[Dataset section]

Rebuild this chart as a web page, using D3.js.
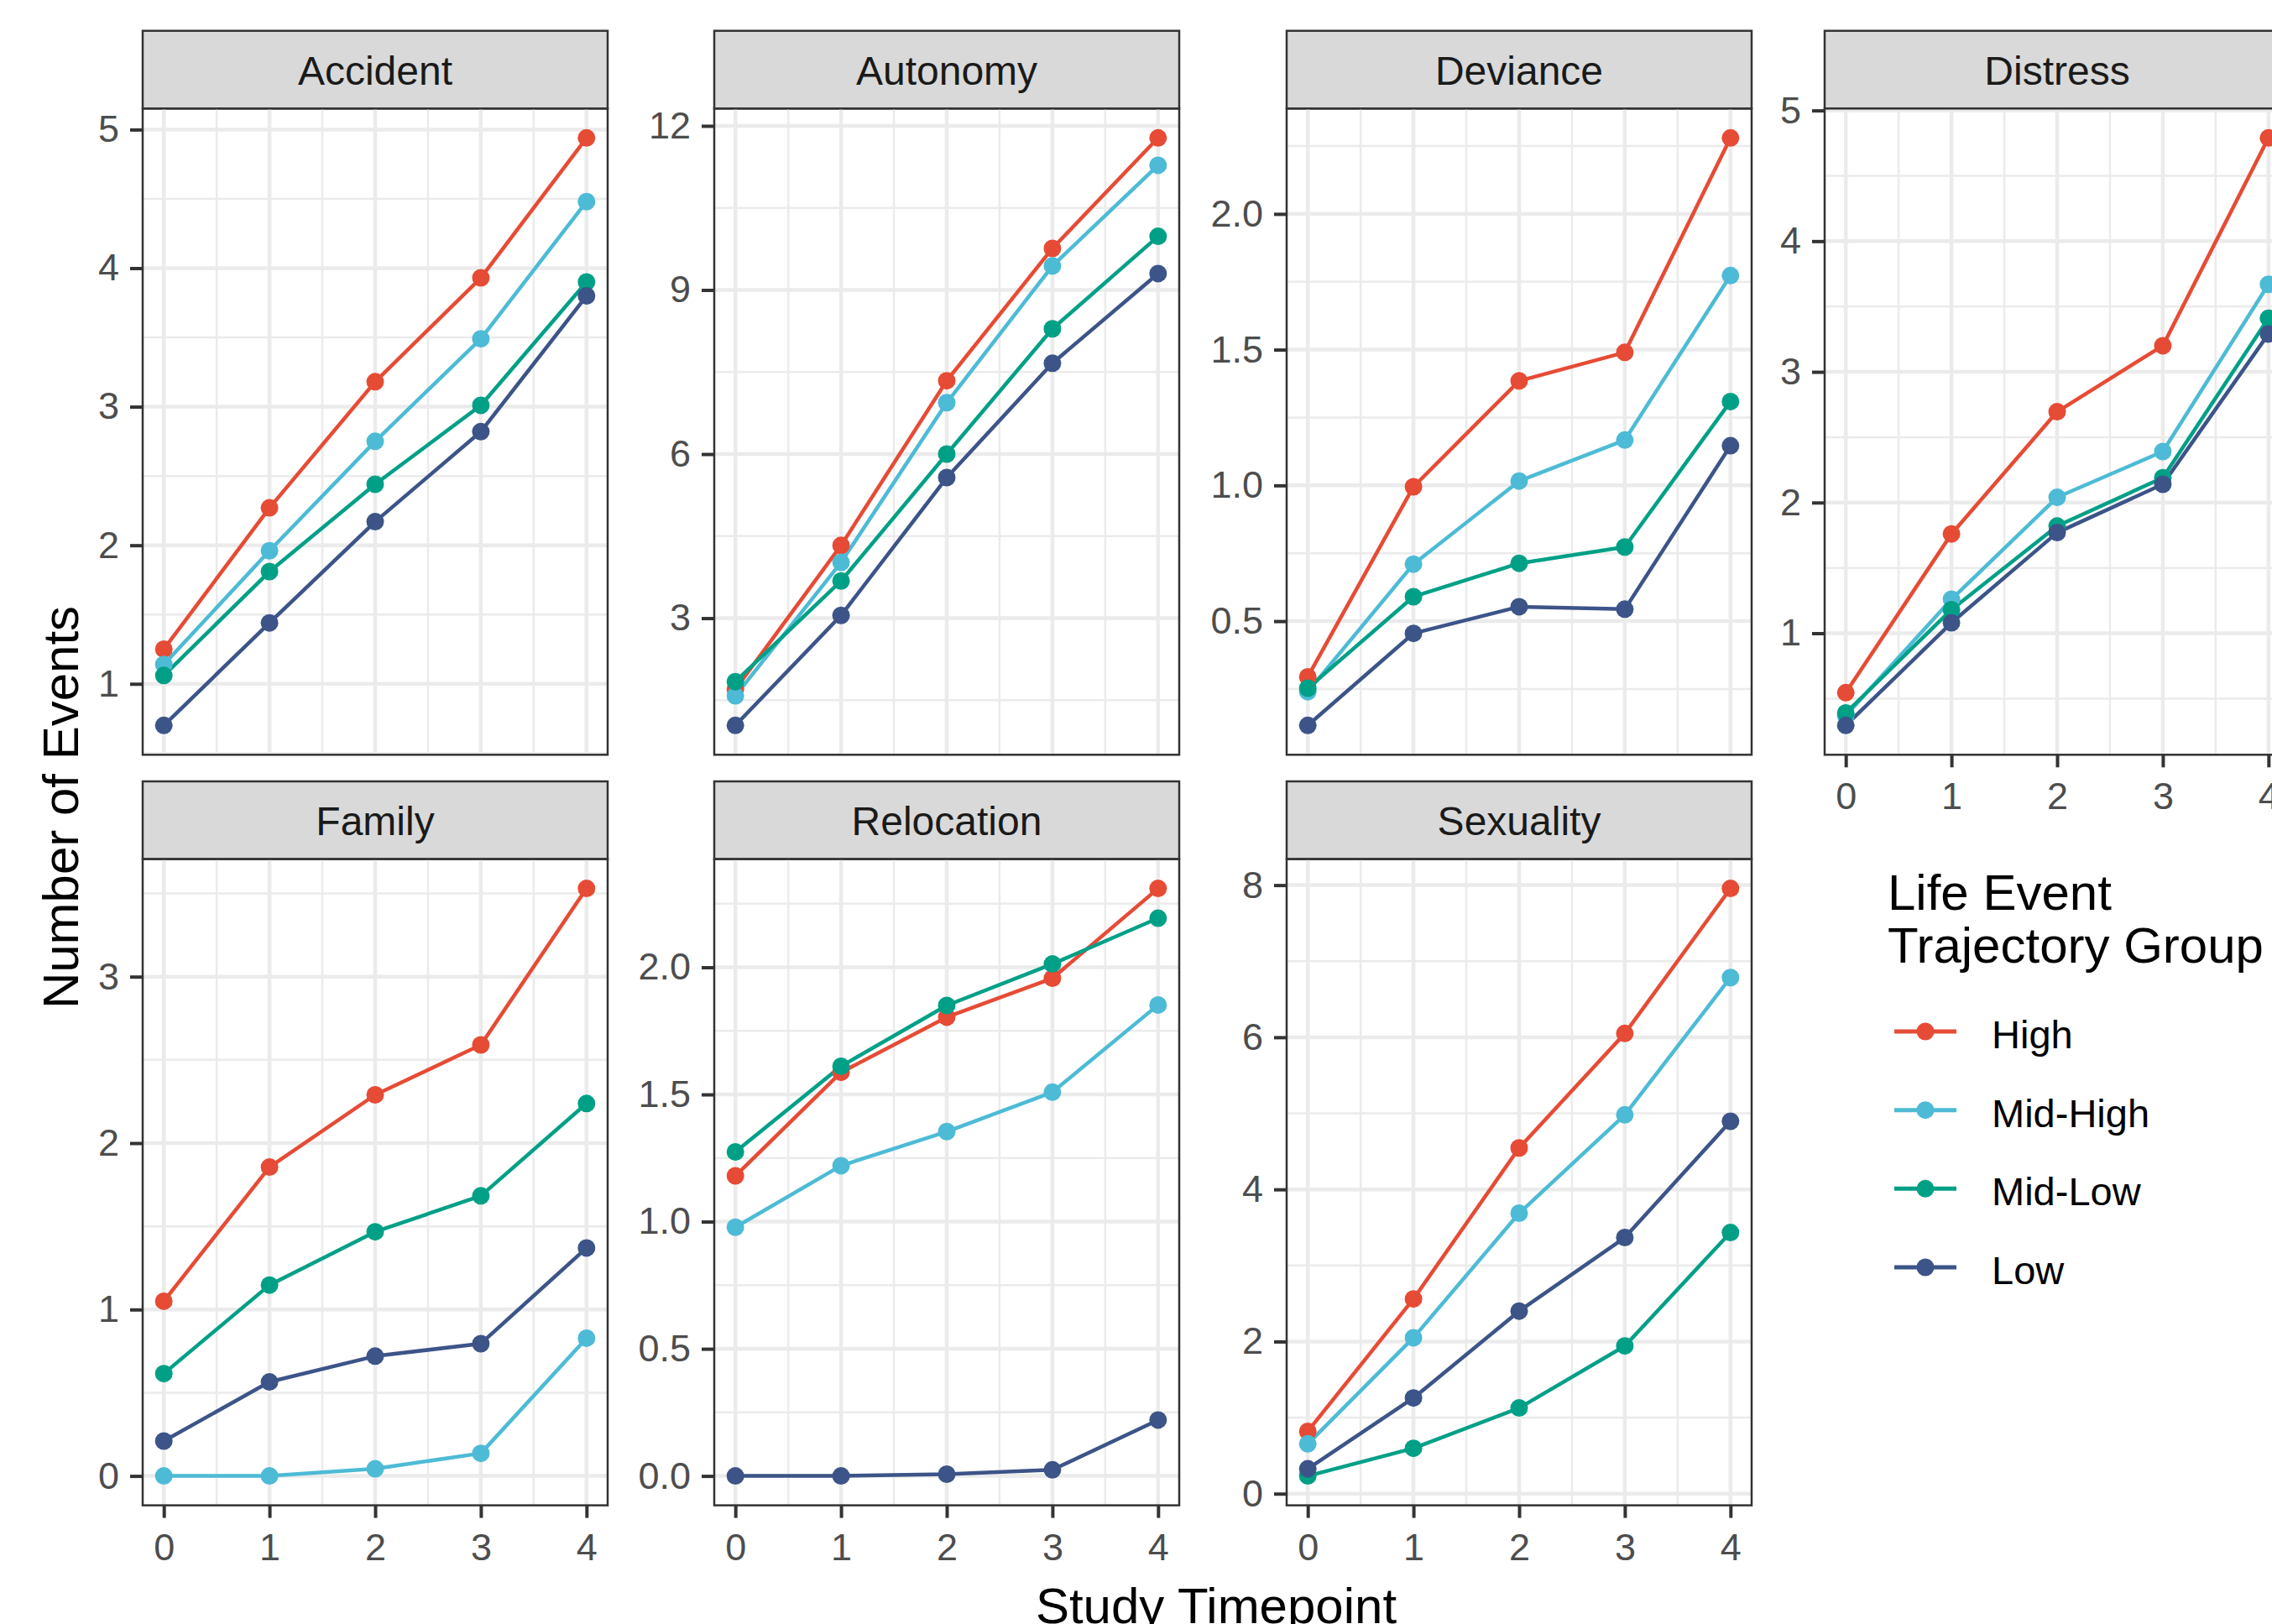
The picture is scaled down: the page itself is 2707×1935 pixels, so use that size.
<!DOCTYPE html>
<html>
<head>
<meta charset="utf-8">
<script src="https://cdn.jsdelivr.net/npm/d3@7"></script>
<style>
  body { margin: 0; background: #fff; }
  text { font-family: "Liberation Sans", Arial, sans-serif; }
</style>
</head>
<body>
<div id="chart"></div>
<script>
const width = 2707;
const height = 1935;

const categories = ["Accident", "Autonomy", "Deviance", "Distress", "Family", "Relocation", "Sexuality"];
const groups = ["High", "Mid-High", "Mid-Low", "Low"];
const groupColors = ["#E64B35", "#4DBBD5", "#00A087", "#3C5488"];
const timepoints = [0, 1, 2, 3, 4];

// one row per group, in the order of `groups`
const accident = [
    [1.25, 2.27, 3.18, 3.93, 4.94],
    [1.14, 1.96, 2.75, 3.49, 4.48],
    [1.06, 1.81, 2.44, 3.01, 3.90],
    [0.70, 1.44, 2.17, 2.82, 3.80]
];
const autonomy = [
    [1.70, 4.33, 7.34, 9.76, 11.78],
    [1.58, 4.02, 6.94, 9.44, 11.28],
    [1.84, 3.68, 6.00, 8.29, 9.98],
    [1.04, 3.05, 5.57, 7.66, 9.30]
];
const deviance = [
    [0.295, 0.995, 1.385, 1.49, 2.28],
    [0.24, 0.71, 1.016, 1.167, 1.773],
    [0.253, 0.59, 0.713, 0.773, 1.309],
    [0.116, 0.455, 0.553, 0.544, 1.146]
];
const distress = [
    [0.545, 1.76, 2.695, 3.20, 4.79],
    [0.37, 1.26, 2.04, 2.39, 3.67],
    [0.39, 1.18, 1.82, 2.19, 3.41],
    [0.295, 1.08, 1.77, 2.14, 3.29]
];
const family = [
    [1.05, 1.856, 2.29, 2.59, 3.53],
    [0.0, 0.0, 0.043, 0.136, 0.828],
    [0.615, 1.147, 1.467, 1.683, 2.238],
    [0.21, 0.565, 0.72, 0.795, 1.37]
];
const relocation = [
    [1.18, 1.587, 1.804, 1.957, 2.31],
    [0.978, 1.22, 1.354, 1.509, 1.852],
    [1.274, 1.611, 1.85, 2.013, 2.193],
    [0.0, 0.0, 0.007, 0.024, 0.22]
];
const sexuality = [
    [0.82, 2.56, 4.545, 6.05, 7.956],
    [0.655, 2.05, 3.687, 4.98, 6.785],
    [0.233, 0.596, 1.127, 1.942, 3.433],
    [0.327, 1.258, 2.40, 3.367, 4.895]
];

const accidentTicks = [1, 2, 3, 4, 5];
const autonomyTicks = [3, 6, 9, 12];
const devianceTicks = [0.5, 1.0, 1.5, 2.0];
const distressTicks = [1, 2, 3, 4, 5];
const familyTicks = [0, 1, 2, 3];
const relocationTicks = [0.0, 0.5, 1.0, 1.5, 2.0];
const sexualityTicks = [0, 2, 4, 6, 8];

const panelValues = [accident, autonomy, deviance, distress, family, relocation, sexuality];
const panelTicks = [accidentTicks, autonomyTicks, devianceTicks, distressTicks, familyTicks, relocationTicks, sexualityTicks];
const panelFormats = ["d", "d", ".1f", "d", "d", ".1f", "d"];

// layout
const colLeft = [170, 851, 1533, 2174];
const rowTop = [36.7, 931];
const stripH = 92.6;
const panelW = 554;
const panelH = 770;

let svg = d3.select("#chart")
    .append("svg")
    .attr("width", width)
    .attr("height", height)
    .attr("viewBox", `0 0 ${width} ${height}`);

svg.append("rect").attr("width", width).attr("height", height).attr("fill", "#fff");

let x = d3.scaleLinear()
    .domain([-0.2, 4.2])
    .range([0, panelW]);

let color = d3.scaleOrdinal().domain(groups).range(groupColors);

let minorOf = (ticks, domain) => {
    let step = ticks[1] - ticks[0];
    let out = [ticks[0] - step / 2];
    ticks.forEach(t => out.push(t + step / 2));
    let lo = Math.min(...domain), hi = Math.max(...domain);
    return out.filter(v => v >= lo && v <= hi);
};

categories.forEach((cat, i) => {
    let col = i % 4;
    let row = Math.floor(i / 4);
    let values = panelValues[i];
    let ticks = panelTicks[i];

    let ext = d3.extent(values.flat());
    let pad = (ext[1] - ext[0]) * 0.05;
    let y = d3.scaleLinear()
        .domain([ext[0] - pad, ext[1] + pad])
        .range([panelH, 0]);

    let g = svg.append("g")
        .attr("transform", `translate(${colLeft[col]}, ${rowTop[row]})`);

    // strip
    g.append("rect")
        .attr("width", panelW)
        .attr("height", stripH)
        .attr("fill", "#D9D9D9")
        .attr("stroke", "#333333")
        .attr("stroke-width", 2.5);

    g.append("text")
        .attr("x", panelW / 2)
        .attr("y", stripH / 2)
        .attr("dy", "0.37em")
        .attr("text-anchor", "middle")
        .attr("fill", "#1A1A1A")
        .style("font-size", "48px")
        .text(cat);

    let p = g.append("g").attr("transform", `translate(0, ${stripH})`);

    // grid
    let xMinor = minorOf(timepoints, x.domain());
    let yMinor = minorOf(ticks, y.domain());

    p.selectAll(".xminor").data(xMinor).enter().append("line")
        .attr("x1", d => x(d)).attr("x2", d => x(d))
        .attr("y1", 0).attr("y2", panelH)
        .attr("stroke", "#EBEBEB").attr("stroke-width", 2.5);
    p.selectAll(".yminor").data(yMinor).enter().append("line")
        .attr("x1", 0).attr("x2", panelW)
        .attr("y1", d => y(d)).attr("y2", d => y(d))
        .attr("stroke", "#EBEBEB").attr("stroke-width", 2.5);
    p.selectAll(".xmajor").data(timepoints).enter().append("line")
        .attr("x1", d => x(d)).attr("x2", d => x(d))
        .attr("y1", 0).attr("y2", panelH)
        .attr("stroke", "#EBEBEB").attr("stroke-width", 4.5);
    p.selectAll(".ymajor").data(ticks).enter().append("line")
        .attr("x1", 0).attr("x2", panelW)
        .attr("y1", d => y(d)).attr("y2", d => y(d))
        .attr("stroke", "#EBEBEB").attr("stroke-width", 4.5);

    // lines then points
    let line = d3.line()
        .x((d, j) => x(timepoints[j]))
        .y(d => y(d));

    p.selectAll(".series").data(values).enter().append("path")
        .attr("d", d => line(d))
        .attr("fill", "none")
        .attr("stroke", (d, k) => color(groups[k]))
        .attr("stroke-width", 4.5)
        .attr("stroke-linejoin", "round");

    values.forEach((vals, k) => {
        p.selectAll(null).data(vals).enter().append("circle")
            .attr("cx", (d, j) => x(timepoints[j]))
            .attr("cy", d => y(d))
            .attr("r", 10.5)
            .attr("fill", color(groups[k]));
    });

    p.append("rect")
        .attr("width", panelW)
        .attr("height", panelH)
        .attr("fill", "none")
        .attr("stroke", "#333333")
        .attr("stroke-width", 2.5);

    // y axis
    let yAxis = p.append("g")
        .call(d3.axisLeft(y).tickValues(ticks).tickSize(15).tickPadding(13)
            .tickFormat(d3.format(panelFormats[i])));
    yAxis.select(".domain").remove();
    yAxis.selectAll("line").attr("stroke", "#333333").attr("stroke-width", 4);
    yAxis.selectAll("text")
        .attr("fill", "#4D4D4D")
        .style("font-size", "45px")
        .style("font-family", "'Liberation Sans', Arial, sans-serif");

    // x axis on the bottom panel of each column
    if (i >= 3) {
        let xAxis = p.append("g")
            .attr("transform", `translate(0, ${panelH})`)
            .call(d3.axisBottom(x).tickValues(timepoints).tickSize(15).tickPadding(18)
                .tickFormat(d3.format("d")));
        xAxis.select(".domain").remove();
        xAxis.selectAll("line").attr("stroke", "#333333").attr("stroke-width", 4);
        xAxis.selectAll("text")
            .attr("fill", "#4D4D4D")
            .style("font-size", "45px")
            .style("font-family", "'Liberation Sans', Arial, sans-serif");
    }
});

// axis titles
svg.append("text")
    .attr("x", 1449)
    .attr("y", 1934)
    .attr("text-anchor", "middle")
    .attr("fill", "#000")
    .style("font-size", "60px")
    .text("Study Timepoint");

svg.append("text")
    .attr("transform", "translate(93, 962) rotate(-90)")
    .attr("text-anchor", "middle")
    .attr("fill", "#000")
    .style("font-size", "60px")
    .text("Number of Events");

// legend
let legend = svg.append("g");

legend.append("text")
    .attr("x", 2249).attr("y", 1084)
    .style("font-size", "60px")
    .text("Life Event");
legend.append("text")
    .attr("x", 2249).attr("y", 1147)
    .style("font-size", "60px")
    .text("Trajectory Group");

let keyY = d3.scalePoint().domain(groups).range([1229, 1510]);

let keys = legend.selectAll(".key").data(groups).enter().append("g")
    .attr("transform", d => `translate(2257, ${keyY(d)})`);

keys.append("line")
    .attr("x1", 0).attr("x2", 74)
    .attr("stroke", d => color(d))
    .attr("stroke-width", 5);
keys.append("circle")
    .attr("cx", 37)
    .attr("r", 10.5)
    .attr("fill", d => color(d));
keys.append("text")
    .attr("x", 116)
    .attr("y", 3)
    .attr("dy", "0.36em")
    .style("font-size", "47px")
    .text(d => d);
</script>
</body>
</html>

[Exercise directions] Give back exactly the lines from the first line of the data through the line with "const height = 1935;", pictures excluded.

[Right answer]
Rebuild this chart as a web page, using D3.js.
The picture is scaled down: the page itself is 2707×1935 pixels, so use that size.
<!DOCTYPE html>
<html>
<head>
<meta charset="utf-8">
<script src="https://cdn.jsdelivr.net/npm/d3@7"></script>
<style>
  body { margin: 0; background: #fff; }
  text { font-family: "Liberation Sans", Arial, sans-serif; }
</style>
</head>
<body>
<div id="chart"></div>
<script>
const width = 2707;
const height = 1935;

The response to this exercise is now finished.